The change buffer is a special data structure that caches changes to secondary index pages when affected pages are not in the buffer pool. The buffered changes, which may result from INSERT, UPDATE, or DELETE operations (DML), are merged later when the pages are loaded into the buffer pool by other read operations.

Unlike clustered indexes, secondary indexes are usually nonunique, and inserts into secondary indexes happen in a relatively random order. Similarly, deletes and updates may affect secondary index pages that are not adjacently located in an index tree. Merging cached changes at a later time, when affected pages are read into the buffer pool by other operations, avoids substantial random access I/O that would be required to read-in secondary index pages from disk.
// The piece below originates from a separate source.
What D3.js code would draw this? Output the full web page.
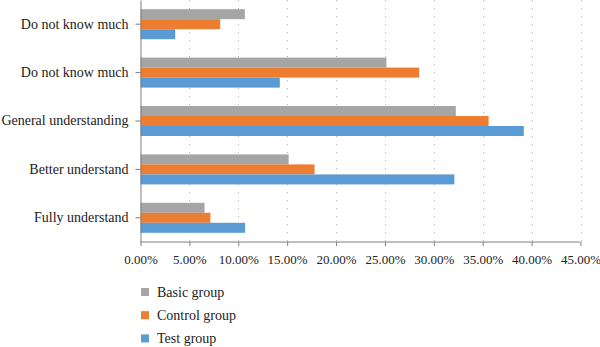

Periodically, the purge operation that runs when the system is mostly idle, or during a slow shutdown, writes the updated index pages to disk. The purge operation can write disk blocks for a series of index values more efficiently than if each value were written to disk immediately.

Change buffer merging may take several hours when there are numerous secondary indexes to update and many affected rows. During this time, disk I/O is increased, which can cause a significant slowdown for disk-bound queries. Change buffer merging may also continue to occur after a transaction is committed. In fact, change buffer merging may continue to occur after a server shutdown and restart (see Section 14.21.2, “Forcing InnoDB Recovery” for more information).

In memory, the change buffer occupies part of the InnoDB buffer pool. On disk, the change buffer is part of the system tablespace, so that index changes remain buffered across database restarts.

Here is where the "Perfect Storm" comes in: By default, InnoDB storage engine reserves up to 25% of the Buffer Pool for Change Buffering. All changes to your three(3) secondary indexes has to pile up in the InnoDB Bufffer Pool's Insert Buffer. When the actual index pages land in the Buffer Pool, the merge process will subsequently be pushed to disk (Note the Insert Buffer inside ibdata1), producing more disk I/O.

SUGGESTIONS

SUGGESTION #1

Get rid of those indexes. Why ??? This will eliminate the change buffering needed for managing those indexes during your mass UPDATE.

Run the following query:

SELECT
    COUNT(1) rowcount,
    COUNT(DISTINCT seeders) seeders_count,
    COUNT(DISTINCT leechers) leechers_count
FROM content;

If seeders_count is less than 5% of rowcount, then the cardinality of seeders_count can disqualify the seeders from being of any use. Smae going with leechers.

For that index uploader_seeders, run this query:

SELECT COUNT(1) uploader_seeders_count FROM
(SELECT DISTINCT uploader,seeders FROM content) A;

If uploader_seeders_count is less than 5% of rowcount (from previous query), then get rid of uploader_seeders index.

To get rid of those indexes, run this:

ALTER TABLE content DROP INDEX uploader_seeders,DROP INDEX seeders,DROP INDEX leechers;

SUGGESTION #2

Change the Insert Buffer size to the max value, the run the query:

SET GLOBAL innodb_change_buffer_max_size = 50;
UPDATE content a JOIN peers_data b ON a.hash = b.hash
SET a.seeders = b.seeders, a.leechers = b.leechers, a.is_updated = b.is_updated;
SET GLOBAL innodb_change_buffer_max_size = 25;

Also, set the Buffer Pool Size (innodb_buffer_pool_size) to 20G. Change that value in my.cnf.

If you have MySQL 5.7, simply run

mysql> SET GLOBAL innodb_buffer_pool_size = 1024 * 1024 * 1024 * 20;

If you have MySQL 5.6 and prior, you must restart mysqld.

SUGGESTION #3 (RISKY)

If you do not want to drop the indexes, you could disable change buffering during the mass UPDATE, then enable it afterwards:

Run the following:

SET GLOBAL innodb_change_buffering = 'none';
UPDATE content a JOIN peers_data b ON a.hash = b.hash
SET a.seeders = b.seeders, a.leechers = b.leechers, a.is_updated = b.is_updated;
FLUSH TABLES;
SET GLOBAL innodb_change_buffering = 'all';

This is risky because this speeds up changes to indexes in favor of not having buffering to recover in the event of a crash or reboot.

SUGGESTION #4 (RISKY)

Another cavalier approach would be to disable the Double Write Buffer. Since a restart is required, do this:

  • service mysql restart --skip-innodb_doublewrite
  • Do your mass UPDATE
  • service mysql restart

This is not recommended for Production. Dev and Staging only please !!!